In July 2017, London based electronic market maker B2C2 sued Singapore based bitcoin exchange operator Quoine over trades that were allegedly wrongly reversed.
B2C2, whose role as a market maker involves providing liquidity in cryptocurrencies, had placed seven orders for the sale of Ethereum (ETH) for Bitcoin (BTC) at an exchange rate of around 10BTC for 1 ETH on Quoine’s exchange. Those 7 orders were placed alongside 12,610 other orders from B2C2 which had been transacted at a price of around 0.04 BTC for 1 ETH.
The following day, Quoine unilaterally reversed the trade, stating that the trades were executed as the result of a system error. According to Quoine, at the time the trades were made, its ETH/BTC price quoter program had been affected by a technical glitch. Changes to encryption keys made on Quoine’s core systems were not implemented on the quoter, rendering it unable to access the ETH/BTC order book and set a correct market price.
Court documents noted that the orders would ordinarily not have been fulfilled as they were limit orders: exchange rates would not realistically have fluctuated wildly from 0.04BTC/1 ETH to 10BTC/ETH to let those trades go through. However, as a result of the trading glitch, the price quoter referenced the 7 orders placed by B2C2 as the market price and initiated stop loss orders on the leveraged positions of force-closed customers whose collateral had – as a result of the ‘new’ price – fallen below maintenance margins.
B2C2’s suit is for damages resulting from the reversal, which they claim was in breach of trust and denied them the ‘fruits of their advantageous transactions’.
The case is complex: the judge ruled that B2C2 has a prima facie case and that Quoine had demonstrated that it has two plausible routes for defence. B2C2’s application for summary judgement was dismissed and the case will proceed to the High Court. However, there are some key considerations which we feel will guide how the case will play out.
1. System Errors and Trading Glitches
While the trading of cryptocurrencies is relatively new, electronic trading systems are not. In 2005, a typing error caused one of Japan’s biggest brokerage firms, Mizuho Securities, to lose USD$225mil on a stock trade. A trader at Mizuho’s securities brokerage arm had tried to sell a share of J-Com Co. at ¥610,000 Yen (US$5,041) but had instead keyed in a trade of 610,000 shares for ¥1 each.
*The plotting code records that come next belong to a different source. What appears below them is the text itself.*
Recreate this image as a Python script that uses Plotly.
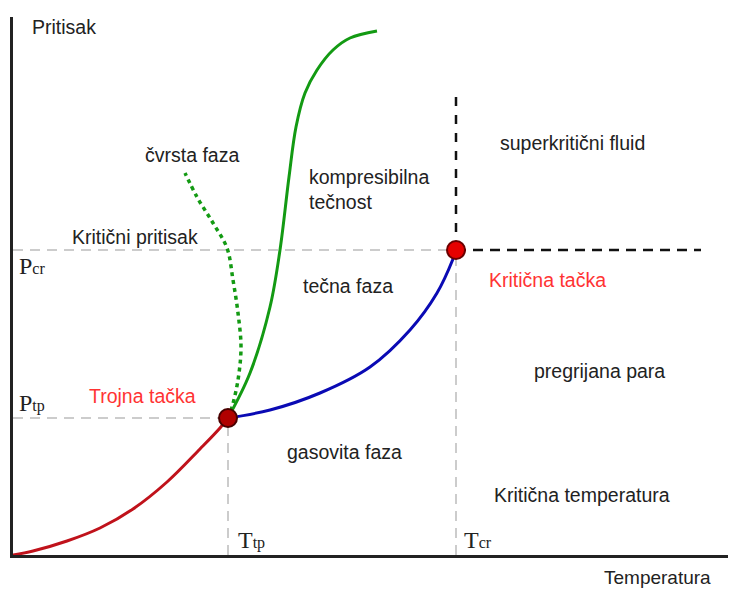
import plotly.graph_objects as go

# Coordinates: T (temperature units), P (pressure units), schematic diagram
T_tp, P_tp = 215, 137      # triple point
T_cr, P_cr = 443, 305      # critical point
T_max, P_max = 723, 538
P_top_dash = 462           # top of black dashed vertical
T_right_dash = 688         # end of black dashed horizontal

# sublimation curve (red)
subl_T = [0, 20, 54, 87, 120, 154, 187, 207, T_tp]
subl_P = [0, 4, 14, 27, 46, 73, 106, 127, P_tp]

# vaporization curve (blue)
vap_T = [T_tp, 257, 307, 357, 397, 424, 440, T_cr]
vap_P = [P_tp, 145, 162, 188, 225, 262, 296, P_cr]

# melting curve (green solid)
melt_T = [T_tp, 237, 257, 267, 276, 283, 292, 304, 320, 337, 364]
melt_P = [P_tp, 182, 248, 305, 378, 428, 462, 485, 505, 517, 524]

# anomalous melting curve (green dotted)
melt2_T = [T_tp, 219, 225, 228, 225, 220, 214, 200, 184, 172]
melt2_P = [P_tp, 148, 175, 208, 242, 275, 307, 332, 358, 382]

TEXT = "#222222"
RED_TXT = "#ff3333"
GREY = "#cccccc"
FONT = "Liberation Sans, Arial, sans-serif"
SERIF = "Liberation Serif, Times New Roman, serif"

fig = go.Figure()

# grey dashed guides
fig.add_trace(go.Scatter(x=[0, T_cr], y=[P_cr, P_cr], mode="lines",
                         line=dict(color=GREY, width=2, dash="10px,7px"), hoverinfo="skip"))
fig.add_trace(go.Scatter(x=[0, T_tp], y=[P_tp, P_tp], mode="lines",
                         line=dict(color=GREY, width=2, dash="10px,7px"), hoverinfo="skip"))
fig.add_trace(go.Scatter(x=[T_tp, T_tp], y=[0, P_tp], mode="lines",
                         line=dict(color=GREY, width=2, dash="10px,7px"), hoverinfo="skip"))
fig.add_trace(go.Scatter(x=[T_cr, T_cr], y=[0, P_cr], mode="lines",
                         line=dict(color=GREY, width=2, dash="10px,7px"), hoverinfo="skip"))

# black dashed supercritical boundaries
fig.add_trace(go.Scatter(x=[T_cr, T_cr], y=[P_cr, P_top_dash], mode="lines",
                         line=dict(color="#111111", width=2.5, dash="9px,9px"), hoverinfo="skip"))
fig.add_trace(go.Scatter(x=[T_cr, T_right_dash], y=[P_cr, P_cr], mode="lines",
                         line=dict(color="#111111", width=2.5, dash="10px,7px"), hoverinfo="skip"))

# curves
fig.add_trace(go.Scatter(x=subl_T, y=subl_P, mode="lines", line=dict(color="#c0121b", width=3, shape="spline", smoothing=1.0), hoverinfo="skip"))
fig.add_trace(go.Scatter(x=vap_T, y=vap_P, mode="lines", line=dict(color="#0a0ab4", width=3, shape="spline", smoothing=1.0), hoverinfo="skip"))
fig.add_trace(go.Scatter(x=melt_T, y=melt_P, mode="lines", line=dict(color="#139a13", width=3, shape="spline", smoothing=1.0), hoverinfo="skip"))
fig.add_trace(go.Scatter(x=melt2_T, y=melt2_P, mode="lines", line=dict(color="#139a13", width=3.5, dash="4px,4px", shape="spline", smoothing=1.0), hoverinfo="skip"))

# points
fig.add_trace(go.Scatter(x=[T_tp], y=[P_tp], mode="markers",
                         marker=dict(size=18, color="#b00000", line=dict(color="#4a0000", width=2)), hoverinfo="skip"))
fig.add_trace(go.Scatter(x=[T_cr], y=[P_cr], mode="markers",
                         marker=dict(size=18, color="#e60000", line=dict(color="#6a0000", width=2)), hoverinfo="skip"))

labels = [
    ("Pritisak", 17, 528, TEXT),
    ("čvrsta faza", 130, 400, TEXT),
    ("kompresibilna<br>tečnost", 294, 366, TEXT),
    ("Kritični pritisak", 57, 318, TEXT),
    ("tečna faza", 288, 269, TEXT),
    ("Kritična tačka", 474, 275, RED_TXT),
    ("superkritični fluid", 485, 412, TEXT),
    ("pregrijana para", 519, 184, TEXT),
    ("Trojna tačka", 74, 159, RED_TXT),
    ("gasovita faza", 272, 103, TEXT),
    ("Kritična temperatura", 479, 60, TEXT),
]
annotations = []
for txt, x, y, c in labels:
    annotations.append(dict(text=txt, x=x, y=y, xref="x", yref="y", xanchor="left", yanchor="middle",
                            showarrow=False, align="left",
                            font=dict(family=FONT, size=19.5, color=c)))

# x-axis title sits below the plot area
annotations.append(dict(text="Temperatura", x=589, y=-35 / P_max, xref="x", yref="paper",
                        xanchor="left", yanchor="bottom", showarrow=False,
                        font=dict(family=FONT, size=19, color=TEXT)))

serif_labels = [
    ("P", "cr", 4, 289),
    ("P", "tp", 4, 152),
    ("T", "tp", 223, 15),
    ("T", "cr", 449, 15),
]
for big, small, x, y in serif_labels:
    annotations.append(dict(text=f"{big}<span style='font-size:16px'>{small}</span>", x=x, y=y,
                            xref="x", yref="y", xanchor="left", yanchor="middle", showarrow=False,
                            font=dict(family=SERIF, size=24, color=TEXT)))

# page body has an 8px default margin, so the figure is sized to fit the window
fig.update_layout(
    width=728, height=582,
    margin=dict(l=5, r=0, t=9, b=35),
    plot_bgcolor="white", paper_bgcolor="white",
    showlegend=False,
    annotations=annotations,
    xaxis=dict(range=[0, T_max], showgrid=False, zeroline=False, showticklabels=False, ticks="",
               showline=True, linecolor="#222222", linewidth=2.5),
    yaxis=dict(range=[0, P_max], showgrid=False, zeroline=False, showticklabels=False, ticks="",
               showline=True, linecolor="#222222", linewidth=2.5),
)

fig.write_html("out.html")
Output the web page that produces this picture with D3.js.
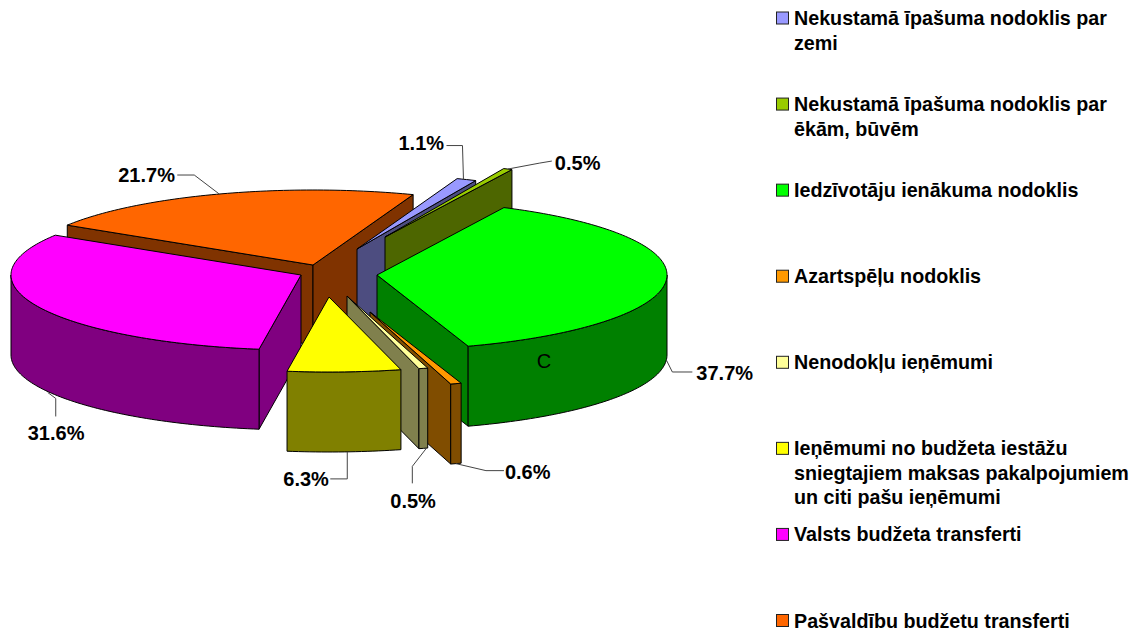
<!DOCTYPE html>
<html>
<head>
<meta charset="utf-8">
<script src="https://cdn.jsdelivr.net/npm/d3@7"></script>
<style>
  body { margin: 0; background: #fff; }
  text { font-family: "Liberation Sans", Arial, sans-serif; }
</style>
</head>
<body>
<div id="chart"></div>
<script>
const categories = [
  "Nekustamā īpašuma nodoklis par|zemi",
  "Nekustamā īpašuma nodoklis par|ēkām, būvēm",
  "Iedzīvotāju ienākuma nodoklis",
  "Azartspēļu nodoklis",
  "Nenodokļu ieņēmumi",
  "Ieņēmumi no budžeta iestāžu|sniegtajiem maksas pakalpojumiem|un citi pašu ieņēmumi",
  "Valsts budžeta transferti",
  "Pašvaldību budžetu transferti"
];
const shares = [1.1, 0.5, 37.7, 0.6, 0.5, 6.3, 31.6, 21.7];
const colors = ["#9999FF", "#99CC00", "#00FF00", "#FF9900", "#FFFF99", "#FFFF00", "#FF00FF", "#FF6600"];

// how far each slice is pulled out of the pie, [x, y]
const explode = [[35, -24], [63, -36], [55, 2], [48, 39], [25, 23], [7, 24], [-21, 2], [-9, -8]];
// back to front
const drawOrder = [7, 0, 1, 2, 3, 4, 6, 5];
// leader elbows and label corner, relative to the point on the rim
const leaders = [
  [[-3, 0], [-4, -34], [-20, -34]],
  [[0, 0], [32, -6], [44, -8]],
  [[0, 0], [6, 12], [26, 12]],
  [[0, 0], [30, 7], [48, 7]],
  [[3, 0], [-11, 18], [-11, 35]],
  [[3, 0], [3, 27], [-14, 27]],
  [[10, 6], [18, 12], [18, 30]],
  [[0, 0], [-25, -19], [-42, -19]]
];
const labelOffsets = [[-68, -30], [47, 1], [30, 20], [49, 15], [-33, 60], [-61, 34], [-10, 54], [-101, -12]];

const width = 1140, height = 632;
const cx = 322, cy = 273, R = 290, ry = 75, depth = 80;

const svg = d3.select("#chart").append("svg")
  .attr("width", width)
  .attr("height", height);

// x and y on the tilted disc
const xScale = d3.scaleLinear().domain([-1, 1]).range([-R, R]);
const yScale = d3.scaleLinear().domain([-1, 1]).range([-ry, ry]);

function pt(angle, ox, oy, z) {
  return [ox + xScale(Math.sin(angle)), oy + yScale(-Math.cos(angle)) + z];
}

const pie = d3.pie().sort(null)
  .startAngle(20.2 * Math.PI / 180)
  .endAngle(380.2 * Math.PI / 180);
const slices = pie(shares);

const line = d3.line();
const closed = pts => line(pts) + "Z";

function rim(a0, a1, ox, oy, z) {
  const n = Math.max(2, Math.ceil((a1 - a0) / 0.02));
  return d3.range(n + 1).map(i => pt(a0 + (a1 - a0) * i / n, ox, oy, z));
}

function shade(c) {
  const rgb = d3.rgb(c);
  return d3.rgb(rgb.r / 2, rgb.g / 2, rgb.b / 2).formatHex();
}

const pieGroup = svg.append("g")
  .attr("stroke", "#000")
  .attr("stroke-width", 1)
  .attr("stroke-linejoin", "round");

drawOrder.forEach(i => {
  const s = slices[i];
  const ox = cx + explode[i][0];
  const oy = cy + explode[i][1];
  const apex = [ox, oy];
  const g = pieGroup.append("g");
  const dark = shade(colors[i]);

  // cut faces
  [[s.startAngle, Math.sin(s.startAngle) < 0], [s.endAngle, Math.sin(s.endAngle) > 0]].forEach(f => {
    if (!f[1]) return;
    const p = pt(f[0], ox, oy, 0);
    g.append("path")
      .attr("fill", dark)
      .attr("d", closed([apex, p, [p[0], p[1] + depth], [ox, oy + depth]]));
  });

  // outer wall, only the front half shows
  const a0 = Math.max(s.startAngle, Math.PI / 2);
  const a1 = Math.min(s.endAngle, Math.PI * 1.5);
  if (a1 > a0) {
    g.append("path")
      .attr("fill", dark)
      .attr("d", closed(rim(a0, a1, ox, oy, 0).concat(rim(a0, a1, ox, oy, depth).reverse())));
  }

  g.append("path")
    .attr("fill", colors[i])
    .attr("d", closed([apex].concat(rim(s.startAngle, s.endAngle, ox, oy, 0))));
});

// data labels
const fmt = d3.format(".1f");
slices.forEach((s, i) => {
  const mid = (s.startAngle + s.endAngle) / 2;
  const front = Math.cos(mid) < 0 || Math.sin(mid) === 1;
  const anchor = pt(mid, cx + explode[i][0], cy + explode[i][1], front ? depth : 0);

  svg.append("path")
    .attr("fill", "none")
    .attr("stroke", "#444")
    .attr("stroke-width", 1)
    .attr("d", line(leaders[i].map(d => [anchor[0] + d[0], anchor[1] + d[1]])));

  svg.append("text")
    .attr("x", anchor[0] + labelOffsets[i][0])
    .attr("y", anchor[1] + labelOffsets[i][1])
    .attr("font-size", 20)
    .attr("font-weight", "bold")
    .text(fmt(shares[i]) + "%");
});

svg.append("text")
  .attr("x", 544)
  .attr("y", 368)
  .attr("text-anchor", "middle")
  .attr("font-size", 20)
  .text("C");

// legend
const legendY = d3.scalePoint().domain(categories).range([18, 620.5]);
const legend = svg.selectAll("g.legend")
  .data(categories)
  .join("g")
  .attr("class", "legend")
  .attr("transform", d => `translate(776,${legendY(d)})`);

legend.append("rect")
  .attr("x", 0.5)
  .attr("y", -6)
  .attr("width", 12)
  .attr("height", 12)
  .attr("fill", (d, i) => colors[i])
  .attr("stroke", "#222");

legend.each(function(d) {
  d3.select(this).selectAll("text")
    .data(d.split("|"))
    .join("text")
    .attr("x", 18)
    .attr("y", (t, j) => 7 + j * 24.5)
    .attr("font-size", 19.7)
    .attr("font-weight", "bold")
    .text(t => t);
});
</script>
</body>
</html>
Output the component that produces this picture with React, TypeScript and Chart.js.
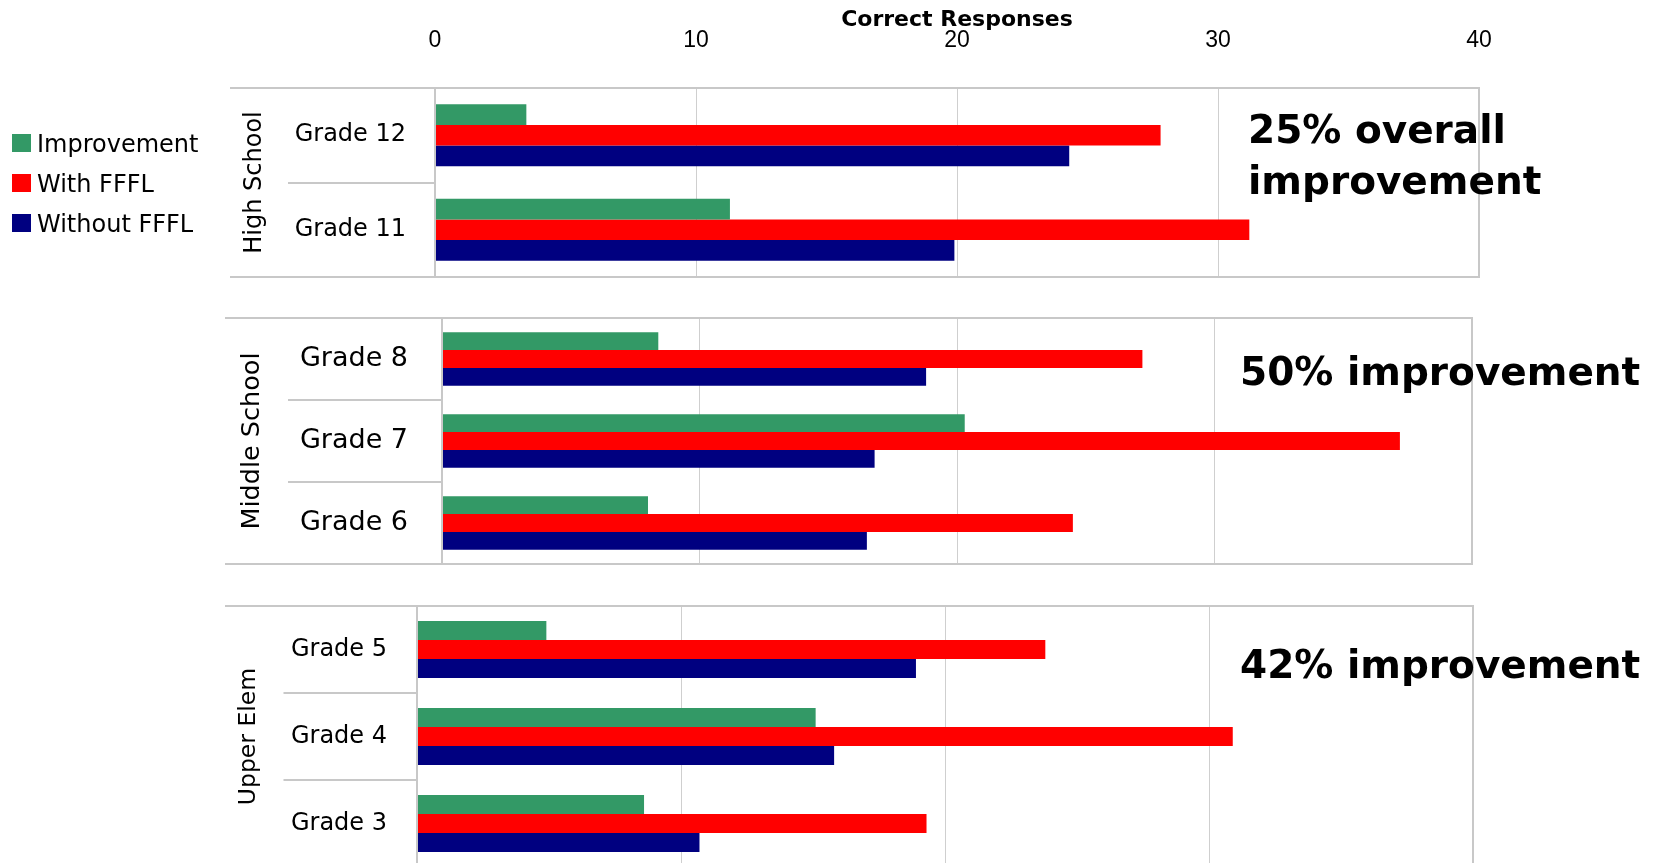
import React, { useEffect, useRef } from 'react';
import { Chart, registerables } from 'chart.js';

Chart.register(...registerables);

// ---------- data ----------
const seriesNames = ['Improvement', 'With FFFL', 'Without FFFL'];
const seriesColors = ['#339966', '#ff0000', '#000080'];

const hsGrades = ['Grade 12', 'Grade 11'];
const hsImprovement = [3.5, 11.3];
const hsWith = [27.8, 31.2];
const hsWithout = [24.3, 19.9];

const msGrades = ['Grade 8', 'Grade 7', 'Grade 6'];
const msImprovement = [8.4, 20.3, 8.0];
const msWith = [27.2, 37.2, 24.5];
const msWithout = [18.8, 16.8, 16.5];

const ueGrades = ['Grade 5', 'Grade 4', 'Grade 3'];
const ueImprovement = [4.9, 15.1, 8.6];
const ueWith = [23.8, 30.9, 19.3];
const ueWithout = [18.9, 15.8, 10.7];

const groupNames = ['High School', 'Middle School', 'Upper Elem'];
const notes = [['25% overall', 'improvement'], ['50% improvement'], ['42% improvement']];
const axisTitle = 'Correct Responses';
const xMin = 0;
const xMax = 40;
const xStep = 10;

const panelData = [
  { labels: hsGrades, values: [hsImprovement, hsWith, hsWithout] },
  { labels: msGrades, values: [msImprovement, msWith, msWithout] },
  { labels: ueGrades, values: [ueImprovement, ueWith, ueWithout] },
];

// ---------- layout ----------
const W = 1667;
const H = 863;
const panels = [
  { top: 0, height: 300, boxLeft: 230, sepLeft: 288, plotLeft: 435, plotRight: 1479, areaTop: 88, areaBottom: 277, labelPad: 29, labelSize: 24, titleSize: 24, titleX: 254.3, noteX: 1248, noteBaselines: [143.3, 194], showTicks: true, legend: true },
  { top: 300, height: 290, boxLeft: 225, sepLeft: 288, plotLeft: 442, plotRight: 1472, areaTop: 18, areaBottom: 264, labelPad: 34, labelSize: 27, titleSize: 25.5, titleX: 252, noteX: 1240, noteBaselines: [85], showTicks: false, legend: false },
  { top: 590, height: 290, boxLeft: 225, sepLeft: 283.5, plotLeft: 417, plotRight: 1473, areaTop: 16, areaBottom: 277, labelPad: 30, labelSize: 24, titleSize: 23.5, titleX: 248.4, noteX: 1240, noteBaselines: [88.3], showTicks: false, legend: false },
];

const FONT = "'DejaVu Sans', sans-serif";
const BOX_COLOR = '#c8c8c8';

function decorPlugin(i: number) {
  const p = panels[i];
  return {
    id: 'decor' + i,
    afterDraw(chart: any) {
      const ctx = chart.ctx;
      const area = chart.chartArea;
      const y = chart.scales.y;
      ctx.save();
      // box top / bottom lines extending over category region
      ctx.strokeStyle = BOX_COLOR;
      ctx.lineWidth = 2;
      ctx.beginPath();
      ctx.moveTo(p.boxLeft, Math.round(area.top));
      ctx.lineTo(area.right + 1, Math.round(area.top));
      ctx.moveTo(p.boxLeft, Math.round(area.bottom));
      ctx.lineTo(area.right + 1, Math.round(area.bottom));
      ctx.stroke();
      // category separators
      const n = chart.data.labels.length;
      ctx.beginPath();
      for (let k = 1; k < n; k++) {
        const yb = Math.round((y.getPixelForValue(k - 1) + y.getPixelForValue(k)) / 2);
        ctx.moveTo(p.sepLeft, yb);
        ctx.lineTo(area.left, yb);
      }
      ctx.stroke();
      // annotation text
      ctx.fillStyle = '#000';
      ctx.font = `bold 39px ${FONT}`;
      ctx.textAlign = 'left';
      ctx.textBaseline = 'alphabetic';
      notes[i].forEach((line, k) => {
        ctx.fillText(line, p.noteX, p.noteBaselines[k]);
      });
      // legend
      if (p.legend) {
        const baselines = [152, 192, 232];
        ctx.font = `24px ${FONT}`;
        chart.data.datasets.forEach((ds: any, k: number) => {
          ctx.fillStyle = ds.backgroundColor;
          ctx.fillRect(12, baselines[k] - 18, 19, 18);
          ctx.fillStyle = '#000';
          ctx.fillText(ds.label, 37, baselines[k]);
        });
      }
      ctx.restore();
    },
  };
}

function makeConfig(i: number): any {
  const p = panels[i];
  const d = panelData[i];
  return {
    type: 'bar',
    data: {
      labels: d.labels,
      datasets: seriesNames.map((name, k) => ({
        label: name,
        data: d.values[k],
        backgroundColor: seriesColors[k],
        borderWidth: 0,
        barPercentage: 1,
        categoryPercentage: 0.655,
      })),
    },
    options: {
      indexAxis: 'y',
      responsive: false,
      animation: false,
      devicePixelRatio: 1,
      layout: {
        padding: {
          left: p.boxLeft,
          right: W - p.plotRight,
          top: p.showTicks ? 0 : p.areaTop,
          bottom: p.height - p.areaBottom,
        },
      },
      plugins: { legend: { display: false }, tooltip: { enabled: false } },
      scales: {
        x: {
          type: 'linear',
          position: 'top',
          min: xMin,
          max: xMax,
          ticks: {
            stepSize: xStep,
            display: p.showTicks,
            font: { family: "'Liberation Sans', Arial, sans-serif", size: 23 },
            color: '#000',
            padding: 34,
          },
          grid: {
            color: (c: any) => (c.tick && (c.tick.value === xMin || c.tick.value === xMax) ? BOX_COLOR : '#cfcfcf'),
            lineWidth: (c: any) => (c.tick && (c.tick.value === xMin || c.tick.value === xMax) ? 2 : 1),
            drawTicks: false,
          },
          border: { display: false },
          title: {
            display: p.showTicks,
            text: axisTitle,
            font: { family: FONT, size: 22, weight: 'bold' },
            color: '#000',
            padding: { top: 7.5, bottom: 0 },
          },
          afterFit: (axis: any) => {
            axis.height = p.showTicks ? p.areaTop : 0;
            axis.paddingLeft = 0;
            axis.paddingRight = 0;
          },
        },
        y: {
          type: 'category',
          position: 'left',
          grid: { display: false, drawTicks: false },
          border: { display: false },
          ticks: {
            font: { family: FONT, size: p.labelSize },
            color: '#000',
            padding: p.labelPad,
            crossAlign: 'near',
          },
          title: {
            display: true,
            text: groupNames[i],
            font: { family: FONT, size: p.titleSize },
            color: '#000',
            padding: { top: p.titleX - p.boxLeft - 0.6 * p.titleSize, bottom: 0 },
          },
          afterFit: (axis: any) => {
            axis.width = p.plotLeft - p.boxLeft;
            axis.paddingTop = 0;
            axis.paddingBottom = 0;
          },
        },
      },
    },
    plugins: [decorPlugin(i)],
  };
}

function Panel({ index }: { index: number }) {
  const ref = useRef<HTMLCanvasElement | null>(null);
  const p = panels[index];
  useEffect(() => {
    if (!ref.current) return;
    const chart = new Chart(ref.current, makeConfig(index));
    return () => chart.destroy();
  }, [index]);
  return (
    <canvas
      ref={ref}
      width={W}
      height={p.height}
      style={{ position: 'absolute', left: 0, top: p.top, width: W, height: p.height, display: 'block' }}
    />
  );
}

export default function App() {
  return (
    <div style={{ position: 'absolute', left: 0, top: 0, width: W, height: H, overflow: 'hidden', background: '#fff' }}>
      {panels.map((_, i) => (
        <Panel key={i} index={i} />
      ))}
    </div>
  );
}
The sell order was for 42 times the J-Com’s outstanding shares, but the Tokyo Securities Exchange (TSE) processed it anyway, despite Mizuho’s attempts to cancel the order. Only later did TSE acknowledge that its system was at fault when Mizuho tried to cancel the order; its infrastructure had at the time been unable to keep up with increased trading volumes. According to an international trader quoted by the economist, “almost anywhere else in the world, an aberrant order would have been spotted and could have been de-keyed.”
As a result, Mizuho had to buy the shares it had effectively short-sold but did not own. It faced ¥40bn in losses as it was forced to settle in cash by the exchange’s clearing house, the Japan Securities Clearing Corporation, at a price of ¥912,000 per share. It subsequently filed a lawsuit against the TSE, and in 2009 was awarded damages of ¥10.7bn, with the Tokyo High Court stating that Mizuho ought to bear 30% of the responsibility for its losses.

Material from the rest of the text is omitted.